─── DATA ───
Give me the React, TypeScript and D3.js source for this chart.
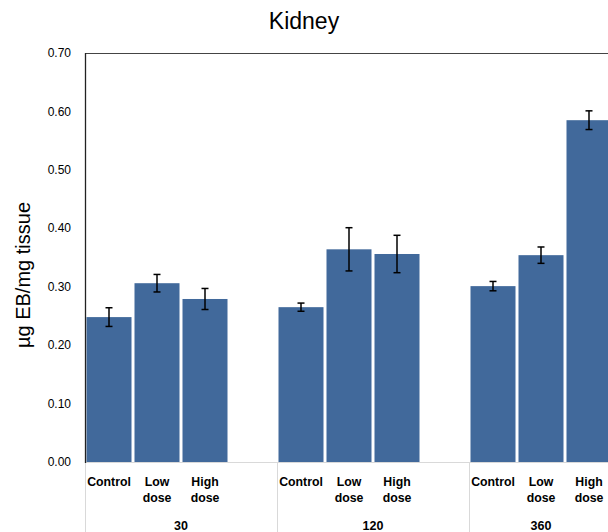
import React from "react";
import * as d3 from "d3";

const timeGroups = ["30", "120", "360"];
const doseLabels = ["Control", "Low dose", "High dose"];
const means30 = [0.248, 0.306, 0.279];
const errs30 = [0.016, 0.015, 0.018];
const means120 = [0.265, 0.364, 0.356];
const errs120 = [0.007, 0.037, 0.032];
const means360 = [0.301, 0.354, 0.585];
const errs360 = [0.008, 0.014, 0.016];
const yTicks = [0, 0.1, 0.2, 0.3, 0.4, 0.5, 0.6, 0.7];

const W = 608;
const H = 532;
const left = 85;
const right = 613;
const top = 53;
const bottom = 462;
const barColor = "#41699b";
const font = "'Liberation Sans', Arial, sans-serif";

export default function App() {
  const means = [means30, means120, means360];
  const errs = [errs30, errs120, errs360];

  const slots: string[] = [];
  timeGroups.forEach((g, gi) => {
    doseLabels.forEach((d) => slots.push(g + "|" + d));
    if (gi < timeGroups.length - 1) slots.push(g + "|blank");
  });

  const x = d3
    .scaleBand<string>()
    .domain(slots)
    .range([left, right])
    .paddingInner(0.0625)
    .paddingOuter(0.03125);
  const y = d3.scaleLinear().domain([0, 0.7]).range([bottom, top]);
  const step = x.step();
  const fmt = d3.format(".2f");

  const bars: { key: string; x: number; w: number; v: number; e: number }[] = [];
  timeGroups.forEach((g, gi) => {
    doseLabels.forEach((d, di) => {
      const k = g + "|" + d;
      bars.push({ key: k, x: x(k)!, w: x.bandwidth(), v: means[gi][di], e: errs[gi][di] });
    });
  });

  const groupStart = (gi: number) => x(timeGroups[gi] + "|" + doseLabels[0])! - x.paddingOuter() * step;
  const groupEnd = (gi: number) => (gi < timeGroups.length - 1 ? groupStart(gi) + 4 * step : right);

  return (
    <svg width={W} height={H} style={{ position: "absolute", left: 0, top: 0, display: "block", background: "#fff" }}>
      <text x={304} y={29} textAnchor="middle" fontFamily={font} fontSize={23} fill="#000">
        Kidney
      </text>
      <text transform={`translate(30,275) rotate(-90)`} textAnchor="middle" fontFamily={font} fontSize={20} fill="#000">
        µg EB/mg tissue
      </text>
      {yTicks.map((t) => (
        <text key={t} x={71} y={y(t)} dy="0.35em" textAnchor="end" fontFamily={font} fontSize={12} fill="#000">
          {fmt(t)}
        </text>
      ))}
      <line x1={left} x2={right} y1={top + 0.5} y2={top + 0.5} stroke="#444" strokeWidth={1.2} />
      <line x1={left} x2={right} y1={bottom + 0.5} y2={bottom + 0.5} stroke="#d9d9d9" strokeWidth={1} />
      {timeGroups.map((g, gi) => (
        <line
          key={"sep" + g}
          x1={groupStart(gi) + 0.5}
          x2={groupStart(gi) + 0.5}
          y1={bottom}
          y2={H}
          stroke="#d9d9d9"
          strokeWidth={1}
        />
      ))}
      {bars.map((b) => (
        <rect key={b.key} x={b.x} y={y(b.v)} width={b.w} height={y(0) - y(b.v)} fill={barColor} />
      ))}
      {bars.map((b) => {
        const cx = b.x + b.w / 2;
        return (
          <g key={"e" + b.key} stroke="#000" strokeWidth={1.5}>
            <line x1={cx} x2={cx} y1={y(b.v + b.e)} y2={y(b.v - b.e)} />
            <line x1={cx - 3.5} x2={cx + 3.5} y1={y(b.v + b.e)} y2={y(b.v + b.e)} />
            <line x1={cx - 3.5} x2={cx + 3.5} y1={y(b.v - b.e)} y2={y(b.v - b.e)} />
          </g>
        );
      })}
      <line x1={left + 0.5} x2={left + 0.5} y1={top} y2={bottom + 1} stroke="#222" strokeWidth={1.3} />
      {bars.map((b) => {
        const label = b.key.split("|")[1];
        const cx = b.x + b.w / 2;
        const parts = label.split(" ");
        return (
          <text
            key={"l" + b.key}
            x={cx}
            y={485.5}
            textAnchor="middle"
            fontFamily={font}
            fontSize={12.3}
            fontWeight="bold"
            fill="#000"
          >
            {parts.map((p, i) => (
              <tspan key={i} x={cx} dy={i === 0 ? 0 : 16.6}>
                {p}
              </tspan>
            ))}
          </text>
        );
      })}
      {timeGroups.map((g, gi) => {
        const s = groupStart(gi);
        const e = groupEnd(gi);
        return (
          <text
            key={"g" + g}
            x={(s + e) / 2}
            y={530}
            textAnchor="middle"
            fontFamily={font}
            fontSize={12.5}
            fontWeight="bold"
            fill="#000"
          >
            {g}
          </text>
        );
      })}
    </svg>
  );
}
───
■ **WHAT THE TASK REQUIRES**
Please restate the material above line by line, exactly, beginning at its first line and ending with the line that contains "const yTicks = [0, 0.1, 0.2, 0.3, 0.4, 0.5, 0.6, 0.7];", without any pictures.

■ **RESULT FOR THIS EXERCISE**
Give me the React, TypeScript and D3.js source for this chart.
import React from "react";
import * as d3 from "d3";

const timeGroups = ["30", "120", "360"];
const doseLabels = ["Control", "Low dose", "High dose"];
const means30 = [0.248, 0.306, 0.279];
const errs30 = [0.016, 0.015, 0.018];
const means120 = [0.265, 0.364, 0.356];
const errs120 = [0.007, 0.037, 0.032];
const means360 = [0.301, 0.354, 0.585];
const errs360 = [0.008, 0.014, 0.016];
const yTicks = [0, 0.1, 0.2, 0.3, 0.4, 0.5, 0.6, 0.7];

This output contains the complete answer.